Однажды я в скорбную минуту и свободное время, перебирая письма с Валаама, рассматривал содержание их. Приковало мое внимание твое письмецо, писанное в 1922 году, в котором помещены выдержки из писем епископа Игнатия [Брянчанинова] скорбящему игумену Дамаскину. Действительно золотые слова, которые вытекали из опытного, духовной мудрости, сердца. Прочтя их в утешение себе, я не мог удержаться от слез, так они повлияли на меня. И тобой метко и прозорливо было выражено: „Все это предлагаю Вашему вниманию в уверенности, что в свое время Вы помянете приведенные слова владыки Игнатия“. Да, я поминаю, даже неоднократно. Шлю сердечный поклон с благодарностью.
Признательный игумен Иакинф».
Игумен Иакинф тосковал по Валааму. Со временем «прибавились кое-какие неприятности», тогда он объявил братии, что хочет вернуться в родную обитель. В письме игумену Павлину он так рассказывал о происшедшем: «12 октября вечером после ужина монах Алексий сказал, что мне не нужно было принимать на жительство в монастырь лопаря. На это я сделал отцу Алексию строгий выговор и говорил ему настолько внушительно, что многие из братии слышали. На следующий день в трапезной после обеда я сказал братии, чтобы они не расходились.

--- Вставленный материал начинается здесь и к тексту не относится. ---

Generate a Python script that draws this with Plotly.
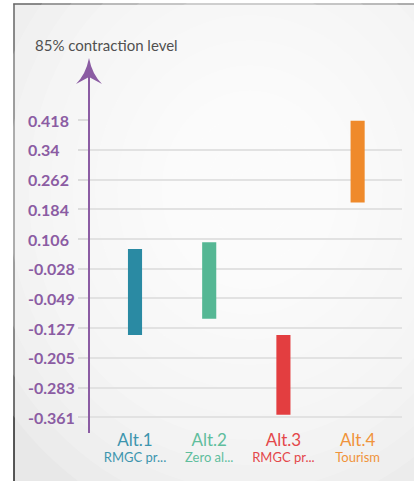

Все, что поднакопилось у меня сказать им, думаю, кстати все выскажу, и сказал следующее: „Святые отцы и братия! Слава Богу, покос закончили, пожню разделали и прочие летние работы справили успешно и благополучно. За все ваши труды спаси вас Господи, трудились хорошо. Теперь мы только своими трудами и существуем, доходов со стороны нет. С окончанием летних трудов, теперь прошу вас, ходите в церковь почаще; очень редко ходите, точно миряне: ходите только по воскресным дням, надобно ходить и на буднях“. Затем стал говорить громко и отрывисто: „Святые отцы! Скорблю и скорблю о том, что вижу среди братии упадок духовной жизни. В доказательство этого привожу следующие случаи. Отец Анатолий бранился при всех матерной бранью, а когда духовник сделал ему замечание, Анатолий сказал: ‘Молчи, а то и тебе то же будет!’ Отцы! Что тут духовнику оставалось сделать? А то, что кулаком слезы утереть и уйти с покоса. Он так и сделал: кулаком слезу утер и удалился с покоса. (При этом духовник, находившийся тоже в трапезе, заплакал.) Далее: казначей продал малинку, у игумена не благословился и сараюшку стал строить, тоже без благословения. Отец эконом стал разделывать пожню, тоже не благословился. Есть и другие подобные самочиния. Так поступать нехорошо. Вы позабыли, что я игумен и с властью, и всякая власть от Бога: кто противится власти, тот противится Богу. Отчего это так стало и кто же в том виноват? Виноват игумен, ибо я слабо управляю вами.
(Далее начинаю тихо:) Святые отцы, я сознаю себя, что я не на своем месте нахожусь и затрудняюсь настоятельствовать, прошу вас: выберите себе другого игумена, а я уезжаю на Валаам, советую выбирать из своей братии, ибо с Валаама едва ли пришлют, да и не поедет никто“. От такой неожиданности братия осталась на своих местах в недоумении.
Когда я возвратился к себе в келлию, то конюх прибежал ко мне побледневший, я повторил, чтобы он запряг лошадь, и он побежал молча. Затем прибегает письмоводитель, расстроенный, и заплакал, стал просить у меня, чтобы я не уезжал на Валаам, тут с ним сделалось худо.
Игумен Иакинф с братией Печенгского монастыря
Лошадь наконец подана, и я уехал к отцу Пармену на электрический завод. По приезде на завод я позвал отца Азарию к телефону и спрашиваю его: как там братия? Он ответил: приходили шесть монахов со словами и просили, чтобы я не уезжал на Валаам. На второй день я позвал к телефону иеродиакона Леонида, узнать от него о настроении братии. Он ответил: „Мы все у вас просим прощения и просим не уезжать от нас, сегодня ждем вас“. Я ответил, что приеду завтра.